If these are adult Skids, I don't know that disengaging is possible either. They have their own lives. I think you may just need to stand your ground and demand respect. If your DH wants you along when he goes to visit his kids, then you have EVERY right to go along. I would kill them with kindness, show them that you can be respectful even if they can't. Eventually it may or may not work, but as your DH's wife, you shouldn't be excluded. DH may need to step in too.

marika's picture

I can tell you from experience that disengaging applies only when they are in your house. When the older SD moved in with us a few years ago at age 21, I simply stopped doing things for her when it became apparent that she saw me as a maid. Now that she has moved out and lives 5 minutes from our house, I don't have that option. When DH invites her over, or she drops in with our grandson, I can't really just ignore her. Same thing if she ends up going somewhere with us. I have simply come to accept and expect that she will talk mainly to her dad, often waiting until I leave the room to tell him anything.

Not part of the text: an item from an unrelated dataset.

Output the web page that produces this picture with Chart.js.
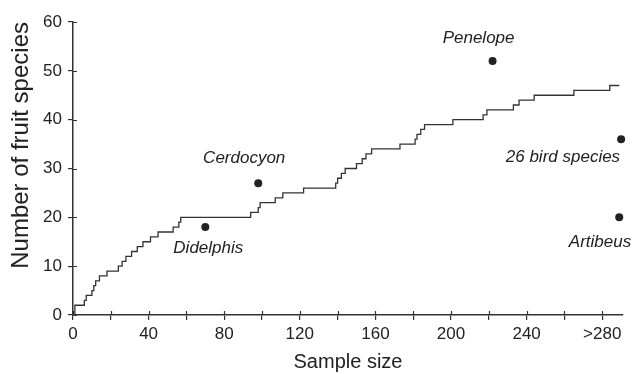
<!DOCTYPE html>
<html>
<head>
<meta charset="utf-8">
<script src="https://cdn.jsdelivr.net/npm/chart.js@4/dist/chart.umd.min.js"></script>
<style>
  html, body { margin: 0; padding: 0; background: #fff; }
  #wrap { width: 638px; height: 374px; }
</style>
</head>
<body>
<div id="wrap"><canvas id="c" width="638" height="374"></canvas></div>
<script>
// accumulation curve: sample size where the count steps up, and the new count
const curveX = [0, 1, 6, 7, 10, 11, 12, 14, 18, 24, 26, 28, 31, 34, 37, 41, 45, 53, 56, 57,
  94, 98, 99, 107, 111, 122, 139, 140, 142, 144, 150, 153, 155, 158, 173, 181, 182, 184, 186, 201,
  217, 219, 233, 236, 244, 265, 284, 289];
const curveY = [0, 2, 3, 4, 5, 6, 7, 8, 9, 10, 11, 12, 13, 14, 15, 16, 17, 18, 19, 20,
  21, 22, 23, 24, 25, 26, 27, 28, 29, 30, 31, 32, 33, 34, 35, 36, 37, 38, 39, 40,
  41, 42, 43, 44, 45, 46, 47, 47];

// single frugivores
const pointNames = ['Didelphis', 'Cerdocyon', 'Penelope', '26 bird species', 'Artibeus'];
const pointX = [70, 98, 222, 290, 289];
const pointY = [18, 27, 52, 36, 20];

// axis ticks
const xLabelTicks = [0, 40, 80, 120, 160, 200, 240, 280];
const xLabelText = ['0', '40', '80', '120', '160', '200', '240', '>280'];

const FONT = '"Liberation Sans", Arial, Helvetica, sans-serif';
const INK = '#222';

// label placement next to each dot (pixels), and text alignment
const labelOffset = [[3, 21, 'center'], [-14, -25, 'center'], [-14, -23, 'center'], [-1, 18, 'right'], [12, 25, 'right']];

const crossTicks = {
  id: 'crossTicks',
  afterDraw(chart) {
    const ctx = chart.ctx;
    const xs = chart.scales.x, ys = chart.scales.y;
    ctx.save();
    ctx.strokeStyle = '#333';
    ctx.lineWidth = 1.2;
    ctx.beginPath();
    xs.ticks.forEach(t => {
      const px = Math.round(xs.getPixelForValue(t.value)) + 0.5;
      ctx.moveTo(px, ys.bottom);
      ctx.lineTo(px, ys.bottom - 4);
    });
    ys.ticks.forEach(t => {
      const py = Math.round(ys.getPixelForValue(t.value)) + 0.5;
      ctx.moveTo(xs.left, py);
      ctx.lineTo(xs.left + 4, py);
    });
    ctx.stroke();

    // names beside the dots
    ctx.fillStyle = INK;
    ctx.font = 'italic 17px ' + FONT;
    ctx.textBaseline = 'middle';
    pointNames.forEach((name, i) => {
      const [dx, dy, align] = labelOffset[i];
      ctx.textAlign = align;
      ctx.fillText(name, xs.getPixelForValue(pointX[i]) + dx, ys.getPixelForValue(pointY[i]) + dy);
    });
    ctx.restore();
  }
};

new Chart(document.getElementById('c'), {
  type: 'scatter',
  data: {
    datasets: [
      {
        type: 'line',
        data: curveX.map((x, i) => ({ x, y: curveY[i] })),
        stepped: 'before',
        borderColor: '#333',
        borderWidth: 1.3,
        pointRadius: 0,
        fill: false
      },
      {
        data: pointX.map((x, i) => ({ x, y: pointY[i] })),
        backgroundColor: INK,
        borderColor: INK,
        pointRadius: 4,
        borderWidth: 0,
        clip: false
      }
    ]
  },
  options: {
    responsive: false,
    animation: false,
    events: [],
    layout: { padding: { top: 22, right: 15, bottom: 0, left: 0 } },
    plugins: { legend: { display: false }, tooltip: { enabled: false } },
    scales: {
      x: {
        type: 'linear',
        min: 0,
        max: 291,
        afterFit: s => { s.height = 59; },
        border: { display: true, color: '#333', width: 1.5 },
        grid: { drawOnChartArea: false, drawTicks: true, tickLength: 5, color: '#333', lineWidth: 1.2 },
        ticks: {
          stepSize: 20,
          includeBounds: false,
          autoSkip: false,
          maxRotation: 0,
          padding: 4,
          color: INK,
          font: { family: FONT, size: 17 },
          callback: v => {
            const i = xLabelTicks.indexOf(v);
            return i < 0 ? '' : xLabelText[i];
          }
        },
        title: { display: true, text: 'Sample size', color: INK, font: { family: FONT, size: 20 }, padding: { top: 0, bottom: 0 } }
      },
      y: {
        min: 0,
        max: 60,
        afterFit: s => { s.width = 73; },
        border: { display: true, color: '#333', width: 1.5 },
        grid: { drawOnChartArea: false, drawTicks: true, tickLength: 5, color: '#333', lineWidth: 1.2 },
        ticks: { stepSize: 10, padding: 6, color: INK, font: { family: FONT, size: 17 } },
        title: { display: true, text: 'Number of fruit species', align: 'end', color: INK, font: { family: FONT, size: 24 }, padding: { top: 7, bottom: 0 } }
      }
    }
  },
  plugins: [crossTicks]
});
</script>
</body>
</html>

DH will never see this, even though I have pointed it out to him. If your DH is not inviting you to the dinners, etc, you should definitely tell him that he is way out of line, but don't expect an apology. He may be doing it because he sees the tension between you and the SKs and he thinks he is "helping" you. The SKs probably won't apologize for their bad behavior either.

I guess what I am trying to say is that you can't feel hurt if you just accept that you mean nothing to them. I don't like my SD and I have reached the point where I am GLAD she ignores me.

lstewart's picture

I think I did not adequately explain the situation. I am trying to disengage. The oldest SD (35) announced that she wanted nothing to do with me. She never speaks to me, is outright rude and obnoxious. I addressed this with her by explaining how hurtful and disrespectful it was to both me and her father. She effectively told me to get lost.

She lives out of town. She and her husband will be visiting. Obviously, they are no longer staying with us. My husband is taking them and his other children out for dinner so that he can be together with all his children and their partners. (While I do not have a warm relationship with the other children, it is not hostile.) The visiting daughter does not want me at the dinner. My husband says he would love me to come but will understand if I don't. That is my issue: should I go? Thanks for the helpful replies.

lstewart's picture

Great advice on all counts. The scripted responses, the key word to hubby, the class act -- thank you.